▸ Task prompt:
Below are the records; locate each line with the word "draw" and copy it.
━━━━━━
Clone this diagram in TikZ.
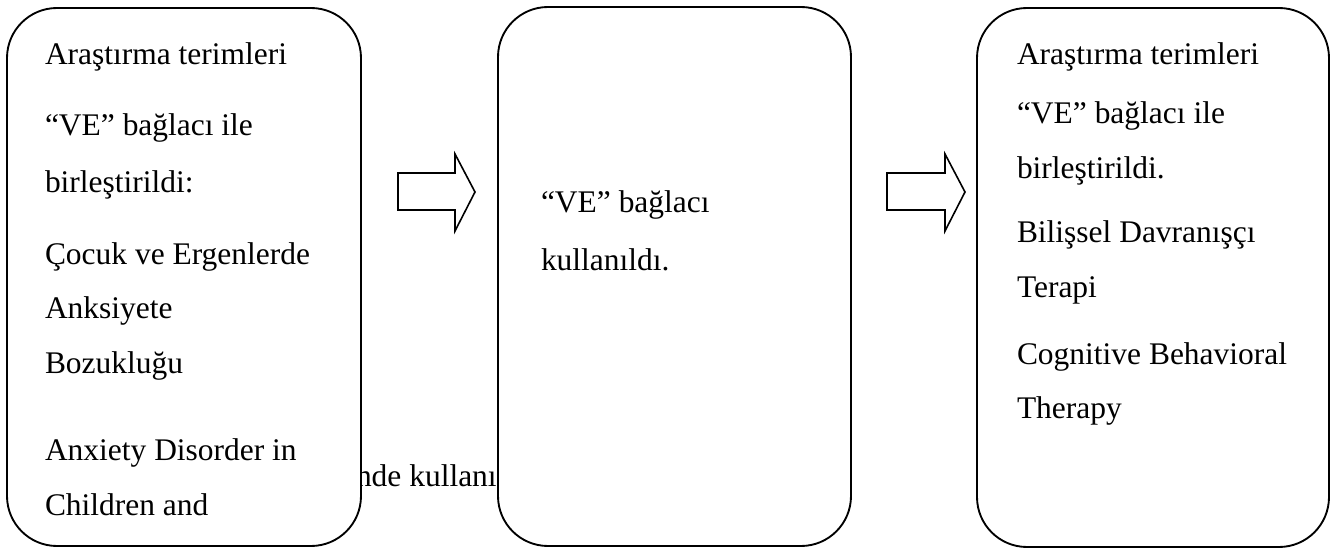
\documentclass[tikz,border=0pt]{standalone}
\usepackage{fontspec}
\setmainfont{Liberation Serif}
\begin{document}
\begin{tikzpicture}[x=0.75pt,y=-0.75pt,
  roundbox/.style={draw=black,line width=1.4pt,fill=white,rounded corners=37.5pt},
  blockarrow/.style={draw=black,line width=1.2pt,fill=white,line join=miter},
  txt/.style={anchor=base west,inner sep=0pt,outer sep=0pt,font=\fontsize{23.6}{28}\selectfont}]
\useasboundingbox (0,0) rectangle (1332,549);
% text lying under the boxes
\node[txt] (under) at (356,486) {nde kullanı};
% boxes
\draw[roundbox] (7,8) rectangle (361,546);
\draw[roundbox] (498,7) rectangle (851,546);
\draw[roundbox] (977,8) rectangle (1329,547);
% block arrows
\draw[blockarrow] (398,173) -- (455,173) -- (455,154) -- (475,192) -- (455,231) -- (455,210) -- (398,210) -- cycle;
\draw[blockarrow] (887,173) -- (945,173) -- (945,154) -- (965,192) -- (945,231) -- (945,210) -- (887,210) -- cycle;
% box 1 text
\node[txt] (a1) at (45,65) {Araştırma terimleri};
\node[txt] (a2) at (45,136) {“VE” bağlacı ile};
\node[txt] (a3) at (45,193) {birleştirildi:};
\node[txt] (a4) at (45,264) {Çocuk ve Ergenlerde};
\node[txt] (a5) at (45,318) {Anksiyete};
\node[txt] (a6) at (45,373) {Bozukluğu};
\node[txt] (a7) at (45,460) {Anxiety Disorder in};
\node[txt] (a8) at (45,515) {Children and};
% box 2 text
\node[txt] (b1) at (541,213) {“VE” bağlacı};
\node[txt] (b2) at (541,271) {kullanıldı.};
% box 3 text
\node[txt] (c1) at (1017,65) {Araştırma terimleri};
\node[txt] (c2) at (1017,124) {“VE” bağlacı ile};
\node[txt] (c3) at (1017,179) {birleştirildi.};
\node[txt] (c4) at (1017,243) {Bilişsel Davranışçı};
\node[txt] (c5) at (1017,297) {Terapi};
\node[txt] (c6) at (1017,364) {Cognitive Behavioral};
\node[txt] (c7) at (1017,418) {Therapy};
\end{tikzpicture}
\end{document}
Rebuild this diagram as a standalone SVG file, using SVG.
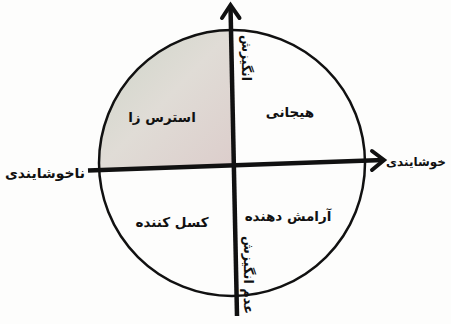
<svg xmlns="http://www.w3.org/2000/svg" width="451" height="324" viewBox="0 0 451 324">
<style>
.lbl{font-family:"DejaVu Sans","Noto Sans",sans-serif;font-weight:bold;font-size:13.5px;fill:#111;text-anchor:middle}
.axis{stroke:#111;stroke-width:4.5;fill:none;stroke-linecap:butt}
.head{stroke:#111;stroke-width:4;fill:none;stroke-linecap:round;stroke-linejoin:miter}
</style>
<defs>
<linearGradient id="shade" x1="0" y1="0" x2="1" y2="1">
<stop offset="0" stop-color="#cdd5c8"/>
<stop offset="0.5" stop-color="#e0dcd6"/>
<stop offset="1" stop-color="#dccdcb"/>
</linearGradient>
</defs>
<rect width="451" height="324" fill="#fdfdfc"/>
<g id="q-stress">
<path d="M233,167 L231,30 A133,133 0 0 0 99,169 Z" fill="url(#shade)"/>
<text class="lbl" x="162" y="122">استرس زا</text>
</g>
<g id="circle">
<circle cx="232" cy="163" r="133" fill="none" stroke="#111" stroke-width="2.5"/>
</g>
<g id="q-excited">
<text class="lbl" x="290" y="117">هیجانی</text>
</g>
<g id="q-bored">
<text class="lbl" x="172" y="227">کسل کننده</text>
</g>
<g id="q-calm">
<text class="lbl" x="288" y="221">آرامش دهنده</text>
</g>
<g id="connectors">
<line class="axis" x1="230.5" y1="6" x2="237" y2="316"/>
<polyline class="head" points="222,18 230.5,5 239.5,18"/>
<line class="axis" x1="88" y1="170.5" x2="383" y2="160"/>
<polyline class="head" points="372,151 384,160 372,170"/>
</g>
<g id="lbl-arousal">
<text class="lbl" transform="translate(242,58) rotate(90)" textLength="46" lengthAdjust="spacingAndGlyphs">انگیزش</text>
</g>
<g id="lbl-no-arousal">
<text class="lbl" transform="translate(244,275) rotate(90)" textLength="78" lengthAdjust="spacingAndGlyphs">عدم انگیزش</text>
</g>
<g id="lbl-unpleasant">
<text class="lbl" x="45" y="178" textLength="80" lengthAdjust="spacingAndGlyphs">ناخوشایندی</text>
</g>
<g id="lbl-pleasant">
<text class="lbl" x="416" y="166" style="font-size:12px">خوشایندی</text>
</g>
</svg>
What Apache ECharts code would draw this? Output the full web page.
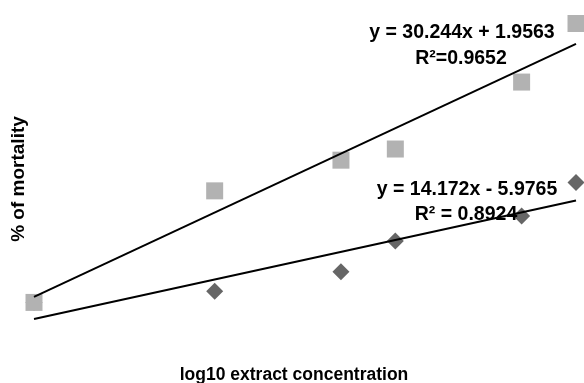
<!DOCTYPE html>
<html>
<head>
<meta charset="utf-8">
<script src="https://cdn.jsdelivr.net/npm/echarts@6/dist/echarts.min.js"></script>
<style>
  html, body { margin: 0; padding: 0; background: #fff; }
  #chart { width: 584px; height: 383px; }
</style>
</head>
<body>
<div id="chart"></div>
<script>
// log10 of extract concentration
const logConc = [0, 1, 1.699, 2, 2.699, 3];
// % of mortality
const mortalityA = [0, 4, 11, 22, 31, 43];     // diamonds
const mortalityB = [0, 40, 51, 55, 79, 100];   // squares
// trend lines (slope, intercept) as printed on the chart
const trendA = [14.172, -5.9765];
const trendB = [30.244, 1.9563];
const labelA = ['y = 14.172x - 5.9765', 'R² = 0.8924'];
const labelB = ['y = 30.244x + 1.9563', 'R²=0.9652'];

const chartDom = document.getElementById('chart');
const chart = echarts.init(chartDom);

const pts = function (ys) {
    return logConc.map(function (x, i) { return [x, ys[i]]; });
};
const line = function (t) {
    const x0 = Math.min.apply(null, logConc);
    const x1 = Math.max.apply(null, logConc);
    return [[x0, t[0] * x0 + t[1]], [x1, t[0] * x1 + t[1]]];
};

const eqStyle = {
    fontFamily: 'Liberation Sans, Arial, sans-serif',
    fontWeight: 'bold',
    fontSize: 19.5,
    fill: '#000',
    textAlign: 'center',
    textVerticalAlign: 'middle'
};

const option = {
    animation: false,
    grid: { left: 34, right: 8, top: 23.5, bottom: 48.5, outerBoundsMode: 'none' },
    xAxis: {
        type: 'value',
        min: 0,
        max: 3,
        name: 'log10 extract concentration',
        nameLocation: 'middle',
        nameGap: 32,
        nameTextStyle: {
            fontFamily: 'Liberation Sans, Arial, sans-serif',
            fontWeight: 'bold',
            fontSize: 17.5,
            color: '#000',
            padding: [0, 22, 0, 0]
        },
        axisLine: { show: false },
        axisTick: { show: false },
        axisLabel: { show: false },
        splitLine: { show: false }
    },
    yAxis: {
        type: 'value',
        min: -11.5,
        max: 100,
        name: '% of mortality',
        nameLocation: 'middle',
        nameGap: 6,
        nameTextStyle: {
            fontFamily: 'Liberation Sans, Arial, sans-serif',
            fontWeight: 'bold',
            fontSize: 19,
            color: '#000'
        },
        axisLine: { show: false },
        axisTick: { show: false },
        axisLabel: { show: false },
        splitLine: { show: false }
    },
    series: [{
        type: 'scatter',
        data: pts(mortalityA),
        symbol: 'diamond',
        symbolSize: 17,
        itemStyle: { color: '#666666', opacity: 1 },
        z: 2
    }, {
        type: 'scatter',
        data: pts(mortalityB),
        symbol: 'rect',
        symbolSize: 17,
        itemStyle: { color: '#b2b2b2', opacity: 1 },
        z: 3
    }, {
        type: 'line',
        data: line(trendA),
        symbol: 'none',
        lineStyle: { color: '#000', width: 2 },
        z: 4
    }, {
        type: 'line',
        data: line(trendB),
        symbol: 'none',
        lineStyle: { color: '#000', width: 2 },
        z: 4
    }],
    graphic: [
        { type: 'text', x: 462, y: 33, style: Object.assign({ text: labelB[0] }, eqStyle), z: 10 },
        { type: 'text', x: 461, y: 59, style: Object.assign({ text: labelB[1] }, eqStyle), z: 10 },
        { type: 'text', x: 467, y: 190, style: Object.assign({ text: labelA[0] }, eqStyle), z: 10 },
        { type: 'text', x: 466, y: 215, style: Object.assign({ text: labelA[1] }, eqStyle), z: 10 }
    ]
};

option && chart.setOption(option);
</script>
</body>
</html>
━━━━━━
▸ Answer:
  roundbox/.style={draw=black,line width=1.4pt,fill=white,rounded corners=37.5pt},
  blockarrow/.style={draw=black,line width=1.2pt,fill=white,line join=miter},
\draw[roundbox] (7,8) rectangle (361,546);
\draw[roundbox] (498,7) rectangle (851,546);
\draw[roundbox] (977,8) rectangle (1329,547);
\draw[blockarrow] (398,173) -- (455,173) -- (455,154) -- (475,192) -- (455,231) -- (455,210) -- (398,210) -- cycle;
\draw[blockarrow] (887,173) -- (945,173) -- (945,154) -- (965,192) -- (945,231) -- (945,210) -- (887,210) -- cycle;
What Apache ECharts code would draw this? Output the full web page.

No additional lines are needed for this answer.